The mostly-nurturists, who argue the newborn human mind is largely a blank slate that can be acculturated in almost any imaginable way, have dominated academia for quite some time. In the past decade the mostly-naturists have made a comeback, at least in the published literature. This time around they call themselves evolutionary psychologists.
One of the pop stars of evolutionary psychology is Satoshi Kanazawa, who teaches at, of all places, The London School of Economics. He co-authored with Alan Miller the book Why Beautiful People Have More Daughters and blogs as The Scientific Fundamentalist. His basic point is that humans have instincts that evolved to suit our ancestors 10,000 years ago, and these continue to motivate us today, regardless of our particular cultural milieu. He calls it the Savanna Principle.
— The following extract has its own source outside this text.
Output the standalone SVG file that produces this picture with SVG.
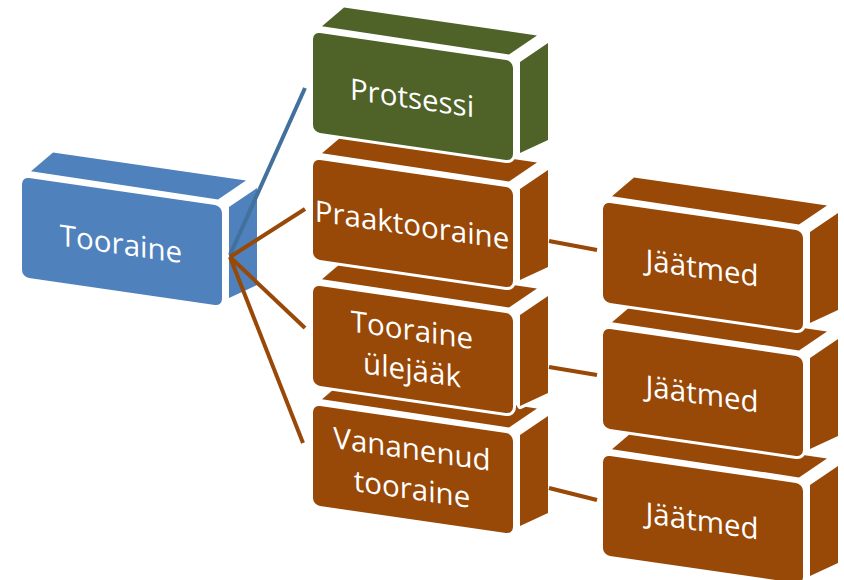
<svg xmlns="http://www.w3.org/2000/svg" xmlns:xlink="http://www.w3.org/1999/xlink" width="844" height="580" viewBox="0 0 844 580">
<style>
.face{stroke:#fff;stroke-width:6;paint-order:stroke;stroke-linejoin:round}
.blue{fill:#4F81BD}
.green{fill:#4F6228}
.brown{fill:#984807}
.lbl{font-family:"Open Sans","Noto Sans",sans-serif;font-size:29.5px;fill:#fff;text-anchor:middle}
.con{fill:none;stroke-width:4;stroke-linecap:butt}
</style>
<defs>
<g id="box">
<polygon class="face" points="9,-7 196,-6 224,-29 31,-29"/>
<polygon class="face" points="207,0 235,-23 235,74 207,91"/>
<rect class="face" x="0" y="0" width="200" height="100" rx="7" ry="7"/>
</g>
</defs>
<g id="tooraine" transform="translate(22,177) skewY(8.25)">
<use xlink:href="#box" class="blue"/>
<text class="lbl" x="99" y="63">Tooraine</text>
</g>
<g id="vananenud-tooraine" transform="translate(313,405) skewY(8.25)">
<use xlink:href="#box" class="brown"/>
<text class="lbl" x="99" y="40">Vananenud</text>
<text class="lbl" x="99" y="80">tooraine</text>
</g>
<g id="tooraine-ulejaak" transform="translate(313,285) skewY(8.25)">
<use xlink:href="#box" class="brown"/>
<text class="lbl" x="99" y="41">Tooraine</text>
<text class="lbl" x="99" y="81">ülejääk</text>
</g>
<g id="praaktooraine" transform="translate(313,159) skewY(8.25)">
<use xlink:href="#box" class="brown"/>
<text class="lbl" x="99" y="62">Praaktooraine</text>
</g>
<g id="protsessi" transform="translate(313,32) skewY(8.25)">
<use xlink:href="#box" class="green"/>
<text class="lbl" x="99" y="62">Protsessi</text>
</g>
<g id="jaatmed-3" transform="translate(603,455) skewY(8.25)">
<use xlink:href="#box" class="brown"/>
<text class="lbl" x="99" y="62">Jäätmed</text>
</g>
<g id="jaatmed-2" transform="translate(603,328) skewY(8.25)">
<use xlink:href="#box" class="brown"/>
<text class="lbl" x="99" y="62">Jäätmed</text>
</g>
<g id="jaatmed-1" transform="translate(603,202) skewY(8.25)">
<use xlink:href="#box" class="brown"/>
<text class="lbl" x="99" y="62">Jäätmed</text>
</g>
<g id="connectors">
<line class="con" stroke="#41719C" x1="230" y1="255" x2="305" y2="88"/>
<line class="con" stroke="#984807" x1="230" y1="257" x2="305" y2="209"/>
<line class="con" stroke="#984807" x1="230" y1="257" x2="305" y2="328"/>
<line class="con" stroke="#984807" x1="230" y1="257" x2="303" y2="443"/>
<line class="con" stroke="#984807" stroke-width="3.5" x1="549" y1="241" x2="597" y2="250"/>
<line class="con" stroke="#984807" stroke-width="3.5" x1="549" y1="367" x2="597" y2="375"/>
<line class="con" stroke="#984807" stroke-width="3.5" x1="549" y1="488" x2="597" y2="500"/>
</g>
</svg>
Much of what he has to say is not only obvious to an average reader, but blindingly obvious. For example, he tells us most men find attractive a woman who approximates a Barbie doll and most women would like to look like one. He tells us the economic burdens of parenthood, which now last for two or more decades instead of just one, often make people unhappy. He tells us men are motivated by sex. He tells us women are more selective than men in their choice of sexual partners and that they take social and economic status into account. (Zsa Zsa Gabor: “I want a man who’s kind and understanding. Is that too much to ask of a millionaire?”) This hardly is startling stuff. He stirs controversy when he attributes these preferences to evolution instead of childhood training.
Take Barbie dolls and the exaggerated muscular physiques of action figures, often criticized for indoctrinating kids to desire unrealistic body types. Kanazawa specifically argues that Barbie did not create an impossible ideal, but merely embodied an impossible ideal that existed long before Ruth Handler designed the doll for Mattel in 1959. The ideal came first and is rooted in instincts suitable for the reproductive success of cavepeople.
Momentum is currently on the naturist side, and Kanazawa and his colleagues definitely are worth a read. We can be sure, however, that the nurturists will be back. After all, once again, training may not be everything, but it certainly is something.